According to our itinerary, we’re to eat dinner each evening at Restaurant Rouga tou Mpaoula, a family-owned establishment run by Mrs. Maria, who will be our cooking teacher this week. I could never imagine eating in the same restaurant for six straight days; but the first two nights put the lie to that. One of her sons crafts a special menu for us each night, with different dishes.
On Saturday he brought out black olive tapenade and fresh yoghurt with bread, then a Cretan salad including hard-boiled eggs bathed in balsamic vinegar till they took on a lovely dark purple hue, followed by cheese baked in phyllo pastry and drizzled with honey, goat stew with French fries and Cretan carbonara (broad pasta noodles with Cretan cheese and smoked pork). The dessert tray held a variety of delights including baklava, crème brûlée, panna cotta and about eight other choices.
After breakfast Sunday we walked to the bigger town down the hill, Koutouloufari, to get a hat for Sharon and see what charms this metropolis had to offer.
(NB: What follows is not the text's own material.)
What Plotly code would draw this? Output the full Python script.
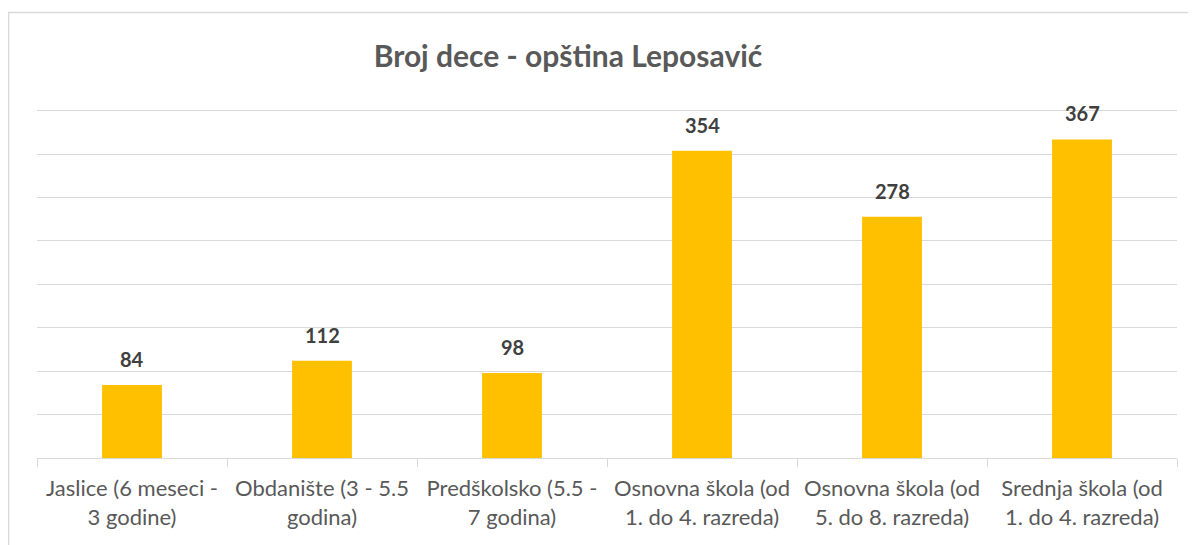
import plotly.graph_objects as go

categories = [
    "Jaslice (6 meseci -<br>3 godine)",
    "Obdanište (3 - 5.5<br>godina)",
    "Predškolsko (5.5 -<br>7 godina)",
    "Osnovna škola (od<br>1. do 4. razreda)",
    "Osnovna škola (od<br>5. do 8. razreda)",
    "Srednja škola (od<br>1. do 4. razreda)",
]
values = [84, 112, 98, 354, 278, 367]
title_text = "Broj dece - opština Leposavić"

FONT = "Lato"
# page body has an 8px margin, so the figure is sized / positioned to compensate
OFF = 8
W, H = 1196 - OFF, 545 - OFF
L, R, T, B = 37 - OFF, 19, 109 - OFF, 87
YMAX = 402
pw, ph = W - L - R, H - T - B

fig = go.Figure(
    go.Bar(
        x=categories,
        y=values,
        marker=dict(color="#FFC000", line=dict(width=0)),
        hoverinfo="x+y",
    )
)

for c, v in zip(categories, values):
    fig.add_annotation(
        x=c, y=v, xref="x", yref="y",
        text="<b>%d</b>" % v,
        showarrow=False,
        yanchor="middle",
        yshift=26,
        font=dict(family=FONT, size=20, color="#404040"),
    )

fig.update_layout(
    width=W,
    height=H,
    margin=dict(l=L, r=R, t=T, b=B),
    paper_bgcolor="white",
    plot_bgcolor="white",
    bargap=0.685,
    showlegend=False,
    title=dict(
        text="<b>%s</b>" % title_text,
        x=(568 - OFF) / W,
        xanchor="center",
        xref="container",
        y=1 - (56 - OFF) / H,
        yanchor="middle",
        yref="container",
        font=dict(family=FONT, size=30, color="#595959"),
    ),
    xaxis=dict(
        showline=True,
        linecolor="#d9d9d9",
        linewidth=1,
        ticks="outside",
        tickson="boundaries",
        ticklen=8,
        tickcolor="#d9d9d9",
        tickfont=dict(family=FONT, size=22, color="#595959"),
        ticklabelstandoff=11,
        showgrid=False,
    ),
    yaxis=dict(
        range=[0, YMAX],
        tickvals=[50, 100, 150, 200, 250, 300, 350, 400],
        showgrid=True,
        gridcolor="#d9d9d9",
        gridwidth=1,
        showticklabels=False,
        zeroline=False,
        showline=False,
        ticks="",
    ),
)

# chart-area border (Excel style)
fig.add_shape(
    type="rect",
    xref="paper", yref="paper",
    x0=(0.5 - L) / pw, x1=(1187.5 - L) / pw,
    y0=-1.0, y1=(H - B - 4.5) / ph,
    line=dict(color="#d9d9d9", width=1.5),
    fillcolor="rgba(0,0,0,0)",
    layer="below",
)

fig.write_html("out.html")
We found a café overlooking the beach for a relaxing lunch, then trekked back up to Hersonissos, deciding we much preferred the intimacy of village life.




For Sunday’s meal we began with a mountain salad, followed by zucchini fritters and saganaki (fried cheese), then grilled beef liver that was absolutely delicious, caramelized on the outside, tender on the inside. If I had seen beef liver on the menu I would have passed it right by, as I’m not a fan; but I’ll tell you I was glad I didn’t have a choice. This was followed by a stew called kleftiko, or “stolen lamb,” with zucchini, carrots and potatoes and topped with a cheese that had become crunchy when they passed it under the broiler. Again a panoply of desserts: I chose crème caramel.

Some images from the pool courtyard at Villa Diktynna, where the bougainvillea is a riot of hot pink.




What fun! The food sounds delicious and the views are beautiful!
I would like to try that liver myself. But the bougainvillea is a reason to go there all by itself.
OOh that bougainvilla! and the views of the sea.Marvelous!